0
votes

I'm trying to load a BigQuery table into my program using Spark, Scala but I'm having trouble understanding the role of 'buckets' in BigQuery.

I followed the examples on https://github.com/samelamin/spark-bigquery and on https://cloud.google.com/dataproc/docs/tutorials/bigquery-connector-spark-example in that I changed the projectId into my own and I've downloaded a service account .json file for authentication.

Here's my code

import com.samelamin.spark.bigquery._

class SparkSessionFunctions(val spark: SparkSession) {
def loadBQTable[T]: Unit = {
    val sqlContext = spark.sqlContext
    sqlContext.setBigQueryGcsBucket("bucketname") // What's this for?
    sqlContext.setBigQueryProjectId("data-staging-5c4d")
    sqlContext.setGcpJsonKeyFile("/key.json")
    sqlContext.hadoopConf.set("fs.gs.project.id","data-staging-5c4d")

    val df = spark.sqlContext.read.format("com.samelamin.spark.bigquery").option("tableReferenceSource","data-staging-5c4d:data_warehouse.table_to_load").load()
    println("df: " + df.select("id").collect())
    df
  }
}

Running the command prinitln(df) was able to show my table schema but I'm not able to collect anything from the table itself due to an error that says my service account does not have storage.objects.get access to bucket bucketname/hadoop/tmp/bigquery/job_20190626140444_0000.

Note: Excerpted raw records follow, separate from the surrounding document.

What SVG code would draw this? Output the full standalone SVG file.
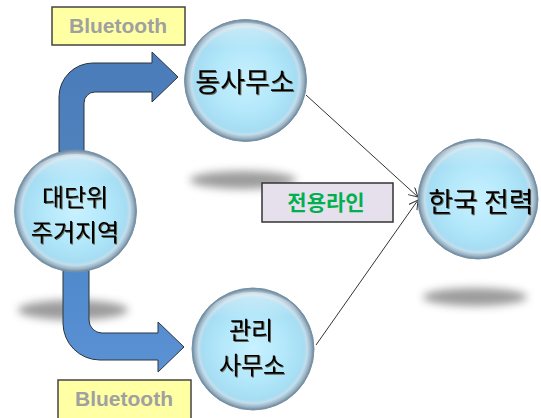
<svg xmlns="http://www.w3.org/2000/svg" width="541" height="418" viewBox="0 0 541 418">
<defs>
<radialGradient id="ball" cx="0.5" cy="0.5" r="0.5">
<stop offset="0" stop-color="#C8F1FF"/>
<stop offset="0.55" stop-color="#B2E7FA"/>
<stop offset="0.84" stop-color="#A6DDF3"/>
<stop offset="0.89" stop-color="#C3DEEC"/>
<stop offset="0.95" stop-color="#9BB4C6"/>
<stop offset="1" stop-color="#6A8498"/>
</radialGradient>
<linearGradient id="shine" x1="0" y1="0" x2="0" y2="1">
<stop offset="0" stop-color="#FFFFFF" stop-opacity="0.45"/>
<stop offset="0.4" stop-color="#FFFFFF" stop-opacity="0"/>
</linearGradient>
<linearGradient id="arrowTop" x1="0" y1="0" x2="0" y2="1">
<stop offset="0" stop-color="#4A7CBA"/>
<stop offset="1" stop-color="#4F81BD"/>
</linearGradient>
<linearGradient id="arrowBot" x1="0" y1="0" x2="0" y2="1">
<stop offset="0" stop-color="#5089CC"/>
<stop offset="1" stop-color="#5A92D4"/>
</linearGradient>
<filter id="blur" x="-30%" y="-100%" width="160%" height="300%">
<feGaussianBlur stdDeviation="4.5"/>
</filter>
<filter id="tshadow" x="-10%" y="-20%" width="120%" height="140%">
<feDropShadow dx="1" dy="1" stdDeviation="0.6" flood-color="#3A2A10" flood-opacity="0.7"/>
</filter>
<marker id="open" markerUnits="userSpaceOnUse" markerWidth="12" markerHeight="12" refX="9" refY="5" orient="auto">
<path d="M0,0 L9,5 L0,10" fill="none" stroke="#333333" stroke-width="1"/>
</marker>
<style>
.shadow{fill:#7A7A7A;opacity:0.75;filter:url(#blur)}
.ball{fill:url(#ball);stroke:#7892A6;stroke-width:1}
.shine{fill:url(#shine)}
.lbl{font-family:"Noto Sans CJK KR","Noto Sans",sans-serif;font-size:27px;fill:#000;text-anchor:middle;filter:url(#tshadow)}
.lbl2{font-family:"Noto Sans CJK KR","Noto Sans",sans-serif;font-size:24px;fill:#000;text-anchor:middle;filter:url(#tshadow)}
.bt{fill:#FFFFA3;stroke:#444;stroke-width:1.5}
.bttxt{font-family:"Liberation Sans",Arial,sans-serif;font-weight:bold;font-size:21px;fill:#A0A0A0;text-anchor:middle}
.line{fill:none;stroke:#333333;stroke-width:1;marker-end:url(#open)}
.bigarrow{stroke:#2A3440;stroke-width:1}
</style>
</defs>
<rect width="541" height="418" fill="#FFFFFF"/>

<g id="shadows">
<ellipse class="shadow" cx="243" cy="180" rx="53" ry="9"/>
<ellipse class="shadow" cx="73" cy="310" rx="55" ry="10"/>
<ellipse class="shadow" cx="475" cy="297" rx="52" ry="9"/>
</g>

<g id="connectors">
<path id="arrow-top" class="bigarrow" fill="url(#arrowTop)" d="M59,152 L59,97 A34,34 0 0 1 93,63 L152,63 L152,52 L178,77 L152,102 L152,92 L95,92 A11,11 0 0 0 84,103 L84,152 Z"/>
<path id="arrow-bottom" class="bigarrow" fill="url(#arrowBot)" d="M63,270 L63,323 A37,37 0 0 0 100,360 L158,360 L158,372 L184,347 L158,322 L158,333 L102,333 A13,13 0 0 1 89,320 L89,270 Z"/>
<line class="line" x1="306" y1="95" x2="418" y2="197"/>
<line class="line" x1="316" y1="345" x2="418" y2="200"/>
</g>

<g id="node-dongsamuso">
<circle class="ball" cx="245.5" cy="80.5" r="61"/>
<ellipse class="shine" cx="245.5" cy="55" rx="50" ry="32"/>
<text class="lbl" x="245" y="92">동사무소</text>
</g>

<g id="node-daedanwi">
<circle class="ball" cx="75.5" cy="211" r="61"/>
<ellipse class="shine" cx="75.5" cy="186" rx="50" ry="32"/>
<text class="lbl2" x="75" y="206"><tspan x="75">대단위</tspan><tspan x="75" dy="35">주거지역</tspan></text>
</g>

<g id="node-gwanri">
<circle class="ball" cx="253" cy="349" r="61"/>
<ellipse class="shine" cx="253" cy="324" rx="50" ry="32"/>
<text class="lbl2" x="252" y="339"><tspan x="251">관리</tspan><tspan x="252" dy="35">사무소</tspan></text>
</g>

<g id="node-kepco">
<circle class="ball" cx="478" cy="199" r="60"/>
<ellipse class="shine" cx="478" cy="174" rx="50" ry="32"/>
<text class="lbl" x="481" y="212">한국 전력</text>
</g>

<g id="label-bt-top">
<rect class="bt" x="52" y="7" width="133" height="38"/>
<text class="bttxt" x="118" y="33">Bluetooth</text>
</g>

<g id="label-bt-bottom">
<rect class="bt" x="58" y="380" width="133" height="40"/>
<text class="bttxt" x="124" y="406">Bluetooth</text>
</g>

<g id="label-line">
<rect x="262" y="183" width="131" height="39" fill="#E6E0EC" stroke="#333" stroke-width="1.5"/>
<text x="326" y="210" font-family="'Noto Sans CJK KR','Noto Sans',sans-serif" font-size="21" font-weight="bold" fill="#00B050" text-anchor="middle">전용라인</text>
</g>
</svg>
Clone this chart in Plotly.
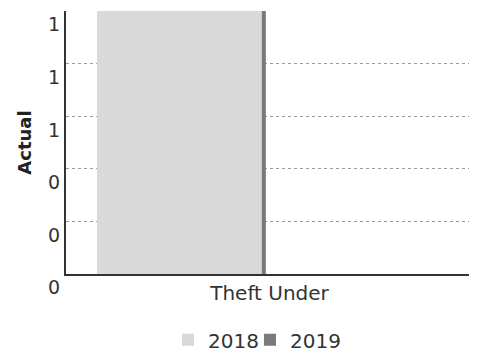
import plotly.graph_objects as go

categories = ["Theft Under"]
series_2018 = [1]
series_2019 = [1]
y_ticks = [0, 0.2, 0.4, 0.6, 0.8, 1.0]
y_tick_labels = ["0", "0", "0", "1", "1", "1"]

fig = go.Figure()
fig.add_trace(go.Bar(
    x=categories, y=series_2018, name="2018",
    marker=dict(color="#d9d9d9", line=dict(width=0)),
    width=0.405, offset=-0.424, legend="legend",
))
fig.add_trace(go.Bar(
    x=categories, y=series_2019, name="2019",
    marker=dict(color="#7a7a7a", line=dict(width=0)),
    width=0.01, offset=-0.019, legend="legend2",
))

legend_style = dict(orientation="h", yanchor="top", y=-0.176, xanchor="left",
                    font=dict(size=20, color="#333"), itemwidth=30,
                    bgcolor="rgba(0,0,0,0)")

fig.update_layout(
    width=469, height=354,
    margin=dict(l=58, r=4, t=3, b=79),
    paper_bgcolor="white", plot_bgcolor="white",
    font=dict(family="DejaVu Sans", color="#222"),
    barmode="overlay",
    showlegend=True,
    legend=dict(x=0.2506, **legend_style),
    legend2=dict(x=0.452, **legend_style),
    xaxis=dict(showgrid=False, showline=True, linecolor="#333", linewidth=2,
               ticks="", tickfont=dict(size=20, color="#333"), range=[-0.5, 0.5],
               automargin=False),
    yaxis=dict(range=[0, 1.0], tickvals=y_ticks, ticktext=y_tick_labels,
               showgrid=True, gridcolor="#999", griddash="dot", gridwidth=1,
               showline=True, linecolor="#333", linewidth=2,
               ticks="outside", ticklen=4, tickcolor="rgba(0,0,0,0)",
               ticklabelposition="outside bottom",
               tickfont=dict(size=19, color="#333"),
               title=dict(text="<b>Actual</b>", font=dict(size=18, color="#222"), standoff=12),
               zeroline=False, automargin=False),
)

fig.write_html("out.html")
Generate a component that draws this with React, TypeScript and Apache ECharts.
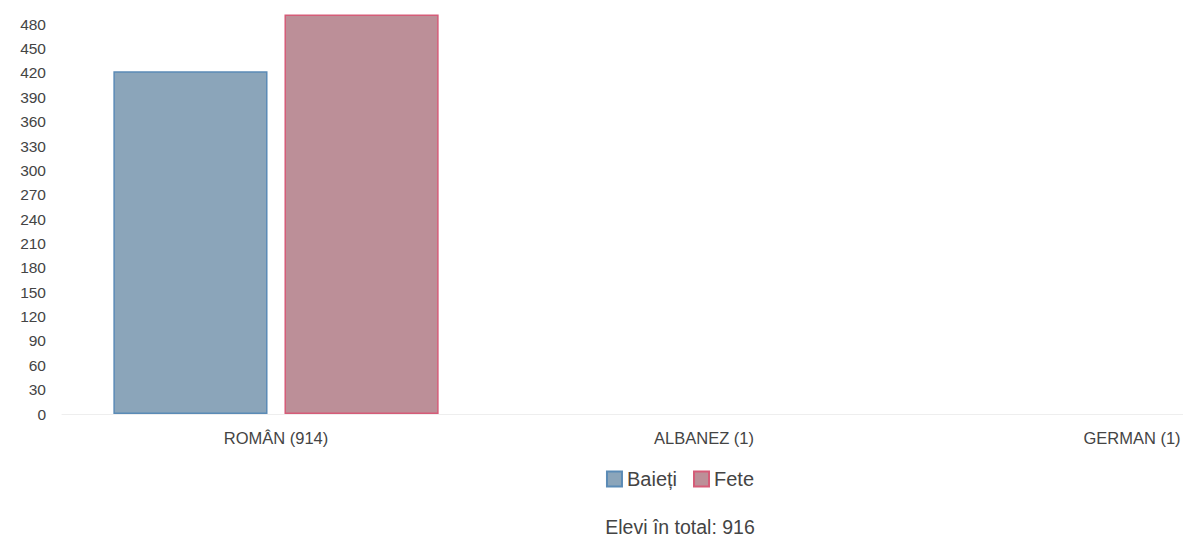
import React, { useEffect, useRef } from "react";
import * as echarts from "echarts";

const categories = ["ROMÂN (914)", "ALBANEZ (1)", "GERMAN (1)"];
const baieti = [422, 1, 0];
const fete = [492, 0, 1];
const totalText = "Elevi în total: 916";
const yInterval = 30;
const yMax = 495;

const toData = (arr: number[]) =>
  arr.map((v) => (v <= 1 ? { value: v === 0 ? "-" : v, itemStyle: { borderWidth: 0, opacity: 0 } } : v));

export default function App() {
  const ref = useRef<HTMLDivElement>(null);
  useEffect(() => {
    if (!ref.current) return;
    const chart = echarts.init(ref.current, null, { renderer: "svg" });
    chart.setOption({
      animation: false,
      textStyle: { fontFamily: "Liberation Sans, Arial, sans-serif" },
      title: {
        text: totalText,
        left: "center",
        top: 512,
        textStyle: { fontSize: 19.5, fontWeight: "normal", color: "#444" },
      },
      legend: {
        top: 464,
        left: "center",
        icon: "rect",
        itemWidth: 15,
        itemHeight: 15,
        itemGap: 16,
        textStyle: { fontSize: 20, color: "#444" },
        data: ["Baieți", "Fete"],
      },
      grid: { left: 62, right: 14, top: 12, bottom: 123 },
      xAxis: {
        type: "category",
        data: categories,
        axisLine: { lineStyle: { color: "#eee" } },
        axisTick: { show: false },
        axisLabel: { fontSize: 16.5, color: "#444", margin: 15 },
      },
      yAxis: {
        type: "value",
        min: 0,
        max: yMax,
        interval: yInterval,
        axisLine: { show: false },
        axisTick: { show: false },
        splitLine: { show: false },
        axisLabel: { fontSize: 15.5, color: "#444", margin: 16, showMaxLabel: false },
      },
      series: [
        {
          name: "Baieți",
          type: "bar",
          data: toData(baieti),
          barGap: "11%",
          barCategoryGap: "24%",
          itemStyle: { color: "#8ba5ba", borderColor: "#5b8bb6", borderWidth: 1.5 },
        },
        {
          name: "Fete",
          type: "bar",
          data: toData(fete),
          itemStyle: { color: "#bc8f98", borderColor: "#d55c78", borderWidth: 1.5 },
        },
      ],
    });
    return () => chart.dispose();
  }, []);
  return (
    <div style={{ position: "fixed", left: 0, top: 0, width: 1183, height: 537, overflow: "hidden", background: "#fff" }}>
      <div ref={ref} style={{ width: 1360, height: 537 }} />
    </div>
  );
}
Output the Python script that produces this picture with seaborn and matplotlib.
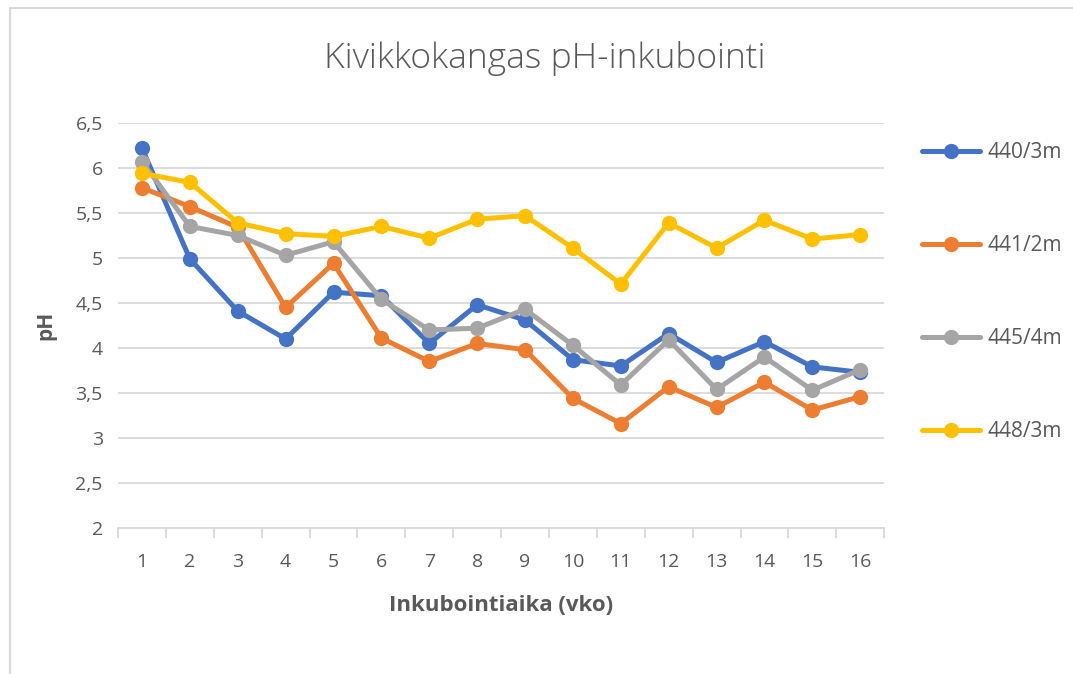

To my understanding, buckets are only used in GCS and is not used in BigQuery at all. So why is it that both libraries needed a bucket value specified for it to work?

1
You are correct, BigQuery doesn't have buckets, they are a feature of Cloud Storage only. A bucket is a common mid-point for data flowing into or out of BigQuery. - Ben P
Bigquery spark connector like this read spark data -> write to GCS bucket -> write to staging data set -> finally write to original data set - Yogesh

1 Answers

4
votes

In this case, the bucket has nothing to do with BigQuery—rather with Google Cloud Storage. The Spark connector actually transfers the data first to GCS as a staging area (hence why the bucket is required), and then into BigQuery.

A number of connectors work this way because you can directly query from a CSV in Cloud Storage via what's called an External Data Source in BigQuery. This lets you treat a file in Cloud Storage as a table and query it with BigQuery's compute, including the option to auto-detect schema—and tend to be a faster way to ELT/ETL data versus more complex integrations with the BigQuery API.

To correct the cause of the error you're seeing, you'll want to assign your service account the appropriate permission role in the console under IAM & Admin (most likely Storage Object Viewer).

Update: You may also want to check permissions on the bucket as well as the object (file) itself, since these can override the default IAM role permissions. You can do this from the permissions tab at the top of the Cloud Storage browser for the bucket, and from the kabob (three dot) menu next to the individual files, then selecting the "Edit permissions" option. Note that these object-level permissions actually aren't part of IAM, but rather of Access Control Lists (ACLs)—so they can be a little confusing at first.

One more thing I missed previously—the error message you included typically only contains the bucket name, but has a full path. I would make sure that the call to sqlContext.setBigQueryGcsBucket() contains only the quoted bucket name not including the path to the file.

Once you get past the permissions issue on the file, you may need to add a call to sqlContext.setBigQueryDatasetLocation("[your region code here]") where the region code is the correct Asia Pacific region from this list (note: Asia Pacific is a bit different; most tools use the multi-region strings of "US" or "EU", but will accept the longer single-region names as well.